A Welsh flag flies high outside Park Hall Stadium in Oswestry, Shropshire. As The New Saints players file downstairs into the gym from an opposition analysis meeting, they head past a giant whiteboard with another reminder, in block capitals and green marker pen, of the historic step that awaits.
"Fiorentina away, 8pm," reads the Thursday calendar entry.
The schedule also details their 9am flight to Florence, training at Stadio Artemio Franchi exactly 24 hours before their Conference League opener, rare rest and recovery windows, and coming back down to earth with a Cymru Premier trip to Briton Ferry, a few miles from the blast furnaces of Port Talbot, on Sunday. Later that day, Fiorentina will host Milan.
As Dan Leach, TNS strength and conditioning coach, logs data from urine samples in polystyrene cups to determine hydration levels, the overhead screeching of chairs being pulled into position is confirmation of the 10am squad meeting. Last Friday, TNS won 6-1 at Newtown in mid-Wales, in front of a crowd of 493, after successive league defeats for the first time in five years had left them reeling.
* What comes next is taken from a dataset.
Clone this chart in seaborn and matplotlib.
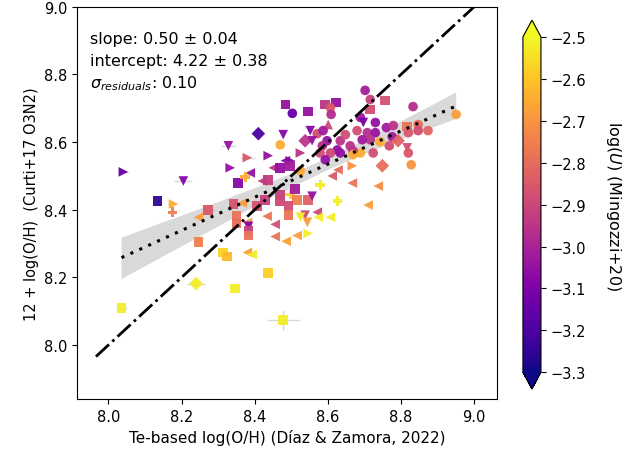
import numpy as np
import pandas as pd
import matplotlib
matplotlib.use("Agg")
import matplotlib.pyplot as plt
import seaborn as sns
from matplotlib.colors import Normalize
from matplotlib.cm import ScalarMappable

# Te-based log(O/H)
oh_te = [8.702, 8.716, 8.757, 8.484, 8.546, 8.593, 8.623, 8.607, 8.609, 8.503,
         8.833, 8.716, 8.689, 8.601, 8.410, 8.478, 8.552, 8.470, 8.328, 8.697,
         8.730, 8.760, 8.779, 8.817, 8.847, 8.874, 8.847, 8.820, 8.680, 8.708,
         8.730, 8.776, 8.792, 8.743, 8.716, 8.694, 8.768, 8.817, 8.724, 8.689,
         8.820, 8.669, 8.828, 8.749, 8.667, 8.951, 8.571, 8.587, 8.538, 8.557,
         8.598, 8.585, 8.634, 8.648, 8.626, 8.661, 8.525, 8.579, 8.607, 8.634,
         8.437, 8.380, 8.484, 8.497, 8.593, 8.669, 8.451, 8.470, 8.497, 8.525,
         8.388, 8.628, 8.612, 8.738, 8.579, 8.205, 8.041, 8.355, 8.374, 8.421,
         8.437, 8.667, 8.710, 8.134, 8.178, 8.175, 8.273, 8.342, 8.366, 8.407,
         8.429, 8.470, 8.470, 8.497, 8.511, 8.516, 8.546, 8.557, 8.492, 8.492,
         8.538, 8.571, 8.544, 8.525, 8.574, 8.607, 8.626, 8.434, 8.456, 8.456,
         8.486, 8.516, 8.546, 8.246, 8.350, 8.350, 8.380, 8.383, 8.383, 8.383,
         8.246, 8.314, 8.325, 8.380, 8.393, 8.437, 8.240, 8.347, 8.036, 8.478,
         8.333]
# Curti+17 O3N2 12+log(O/H)
oh_o3n2 = [8.753, 8.726, 8.723, 8.711, 8.690, 8.711, 8.717, 8.702, 8.682, 8.685,
           8.705, 8.696, 8.673, 8.652, 8.625, 8.622, 8.634, 8.592, 8.589, 8.658,
           8.658, 8.643, 8.649, 8.646, 8.652, 8.634, 8.634, 8.628, 8.634, 8.628,
           8.628, 8.616, 8.604, 8.601, 8.607, 8.607, 8.589, 8.583, 8.568, 8.568,
           8.568, 8.574, 8.533, 8.530, 8.530, 8.682, 8.625, 8.634, 8.604, 8.604,
           8.604, 8.589, 8.604, 8.622, 8.577, 8.589, 8.568, 8.568, 8.568, 8.568,
           8.560, 8.554, 8.545, 8.545, 8.548, 8.563, 8.524, 8.524, 8.530, 8.515,
           8.509, 8.518, 8.500, 8.470, 8.473, 8.485, 8.512, 8.479, 8.497, 8.485,
           8.488, 8.479, 8.414, 8.426, 8.417, 8.393, 8.399, 8.417, 8.420, 8.411,
           8.429, 8.443, 8.426, 8.446, 8.461, 8.429, 8.429, 8.440, 8.411, 8.384,
           8.384, 8.393, 8.363, 8.378, 8.378, 8.378, 8.426, 8.381, 8.357, 8.321,
           8.307, 8.324, 8.330, 8.378, 8.381, 8.360, 8.363, 8.351, 8.339, 8.324,
           8.304, 8.274, 8.262, 8.274, 8.268, 8.214, 8.182, 8.167, 8.110, 8.074,
           8.524]
# log(U) (Mingozzi+20)
log_u = [-3.02, -2.92, -2.87, -3.05, -3.05, -2.95, -3.05, -2.85, -2.97, -3.15,
         -2.97, -2.88, -3.03, -2.90, -3.20, -3.08, -3.08, -2.65, -3.05, -3.10,
         -3.05, -3.02, -2.95, -2.78, -2.80, -2.82, -2.88, -2.85, -2.88, -2.97,
         -3.05, -3.02, -2.82, -2.65, -2.95, -3.02, -2.88, -2.88, -2.88, -2.65,
         -2.85, -2.97, -2.70, -2.80, -2.70, -2.68, -2.88, -3.02, -2.95, -3.05,
         -3.05, -2.97, -2.95, -2.88, -3.05, -2.95, -2.95, -2.88, -2.90, -3.05,
         -3.05, -2.85, -3.08, -3.08, -3.05, -2.65, -2.95, -3.05, -3.02, -2.65,
         -3.05, -2.80, -2.85, -2.72, -2.52, -3.08, -3.15, -3.08, -2.65, -2.93,
         -2.93, -2.78, -2.68, -3.25, -2.65, -2.75, -2.85, -2.87, -2.68, -2.87,
         -2.92, -2.92, -2.90, -2.58, -3.02, -2.75, -2.83, -3.05, -2.88, -2.78,
         -2.90, -2.90, -2.68, -2.53, -2.52, -2.52, -2.52, -2.78, -2.88, -2.78,
         -2.68, -2.68, -2.52, -2.68, -2.78, -2.80, -2.68, -3.08, -2.92, -2.78,
         -2.75, -2.57, -2.62, -2.68, -2.52, -2.58, -2.52, -2.52, -2.52, -2.52,
         -3.05]
# sample / marker category
sample = ['o', 'o', 's', 's', 's', 's', 's', 'o', 'o', 'o',
          'o', 's', 'o', '^', 'D', 'v', 'v', 'o', 'v', 'v',
          'o', 'o', 'o', 's', 'o', 'o', 'o', 'o', 'o', 'o',
          'o', 'o', 'D', 'o', 'o', 'o', 'o', 'v', 'o', 'o',
          'o', 'o', 'o', 'D', '>', 'o', 'o', 'o', 'D', 'v',
          'o', 'o', 'o', 'o', 'o', 'o', '>', 'o', 'o', 'o',
          '>', '>', '<', '>', 'o', 'o', '<', 's', 's', 'o',
          '<', '<', '<', '<', 'P', 'v', '>', 's', 'P', '<',
          's', '<', '<', 's', '>', 'P', 's', 's', '<', 's',
          's', 's', 's', 'P', 's', 's', 's', 'v', 's', 's',
          'v', '<', 'v', 'v', '<', '<', 'P', '<', '<', '<',
          '<', '<', '>', '<', 's', 's', '<', 'v', 's', 's',
          's', 's', 's', '<', '<', 's', 'D', 's', 's', 's',
          '>']

# visible error bars (index, xerr, yerr)
err_idx = [129, 128, 126, 75, 76, 18, 61, 86]
err_x = [0.045, 0.015, 0.025, 0.025, 0.015, 0.02, 0.02, 0.015]
err_y = [0.030, 0.0, 0.0, 0.0, 0.0, 0.0, 0.0, 0.0]

fit_text = ["slope: 0.50 ± 0.04",
            "intercept: 4.22 ± 0.38",
            "$\\sigma_{residuals}$: 0.10"]

df = pd.DataFrame({"te": oh_te, "o3n2": oh_o3n2, "logU": log_u, "sample": sample})

fig = plt.figure(figsize=(6.44, 4.60), dpi=100)
ax = fig.add_axes([0.120, 0.130, 0.652, 0.853])
cax = fig.add_axes([0.812, 0.152, 0.028, 0.802])

# faint error bars
ax.errorbar([oh_te[i] for i in err_idx], [oh_o3n2[i] for i in err_idx],
            xerr=err_x, yerr=err_y, fmt='none', ecolor='#d8d8d8', elinewidth=1, zorder=1)

# 1:1 line
ax.plot([7.966, 9.02], [7.966, 9.02], color='black', linestyle='-.', linewidth=2, zorder=4)

# regression with confidence band
sns.regplot(data=df, x="te", y="o3n2", scatter=False, ax=ax, color='black', ci=95,
            truncate=True, n_boot=1000, seed=1,
            line_kws=dict(linestyle=(0, (1, 2.2)), linewidth=2.2, zorder=5))

norm = Normalize(vmin=-3.3, vmax=-2.5)
markers = {m: m for m in ['o', 's', '^', 'v', '<', '>', 'D', 'P']}
sns.scatterplot(data=df, x="te", y="o3n2", hue="logU", palette="plasma", hue_norm=norm,
                style="sample", markers=markers, s=48, linewidth=0, alpha=0.95,
                legend=False, ax=ax, zorder=3)

ax.set_xlim(7.915, 9.063)
ax.set_ylim(7.84, 9.0)
ax.set_xticks([8.0, 8.2, 8.4, 8.6, 8.8, 9.0])
ax.set_yticks([8.0, 8.2, 8.4, 8.6, 8.8, 9.0])
ax.tick_params(labelsize=10.5)
ax.set_xlabel("Te-based log(O/H) (Díaz & Zamora, 2022)", fontsize=11)
ax.set_ylabel("12 + log(O/H)  (Curti+17 O3N2)", fontsize=10.5)

for t, yy in zip(fit_text, [0.918, 0.862, 0.806]):
    ax.text(0.031, yy, t, transform=ax.transAxes, fontsize=11.5, va='center', ha='left')

sm = ScalarMappable(norm=norm, cmap='plasma')
cb = fig.colorbar(sm, cax=cax, extend='both')
cb.set_ticks([-2.5, -2.6, -2.7, -2.8, -2.9, -3.0, -3.1, -3.2, -3.3])
cb.ax.tick_params(labelsize=10.5)
cb.set_label("log($U$) (Mingozzi+20)", rotation=270, labelpad=26, fontsize=11.5)

fig.savefig("out.png", dpi=100)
Since then all footage has focused on Fiorentina, runners-up in the Conference League for the past two years.
Craig Harrison, the TNS manager, attended Fiorentina's Serie A win over Lazio last month but says anyone ribbing him about bagging a weekend in Florence on the basis of a work mission is forgetting his flying phobia. "I'm making sure I'm getting Greece and Slovenia, so every cloud," says the assistant manager, Chris Seargeant, alluding to December's matches against Panathinaikos and Celje.
Seargeant has already been to Dublin to watch Shamrock Rovers.
"You prefer Guinness anyway, don't you?" says a laughing Phil Davies, who doubles up as head of medical and kit man but whose title, really, knows no bounds. "If something needs doing, I'll do it," Davies says.